On Adaptive Estimation for Dynamic Bernoulli Bandits

TL;DR

This paper introduces adaptive estimation techniques for dynamic Bernoulli bandits, enhancing existing algorithms like $psilon$-Greedy, UCB, and Thompson sampling to better track changing reward distributions without prior knowledge.

Contribution

The paper proposes simple, adaptive versions of standard bandit algorithms that effectively handle non-stationary reward environments without requiring prior information.

Findings

Adaptive algorithms outperform traditional methods in dynamic settings.

The new methods are easy to implement and do not need prior knowledge.
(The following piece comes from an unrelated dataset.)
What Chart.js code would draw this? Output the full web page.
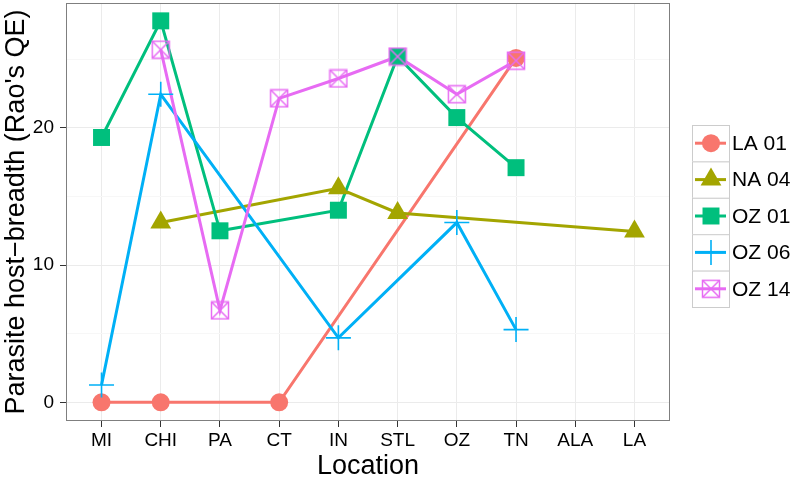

Numerical results demonstrate significant improvements in tracking changing rewards.

Abstract

The multi-armed bandit (MAB) problem is a classic example of the exploration-exploitation dilemma. It is concerned with maximising the total rewards for a gambler by sequentially pulling an arm from a multi-armed slot machine where each arm is associated with a reward distribution. In static MABs, the reward distributions do not change over time, while in dynamic MABs, each arm's reward distribution can change, and the optimal arm can switch over time. Motivated by many real applications where rewards are binary, we focus on dynamic Bernoulli bandits. Standard methods like $\epsilon$-Greedy and Upper Confidence Bound (UCB), which rely on the sample mean estimator, often fail to track changes in the underlying reward for dynamic problems. In this paper, we overcome the shortcoming of slow response to change by deploying adaptive estimation in the standard methods and propose a new family of algorithms, which are adaptive versions of $\epsilon$-Greedy, UCB, and Thompson sampling. These new methods are simple and easy to implement. Moreover, they do not require any prior knowledge about the dynamic reward process, which is important for real applications. We examine the new algorithms numerically in different scenarios and the results show solid improvements of our algorithms in dynamic environments.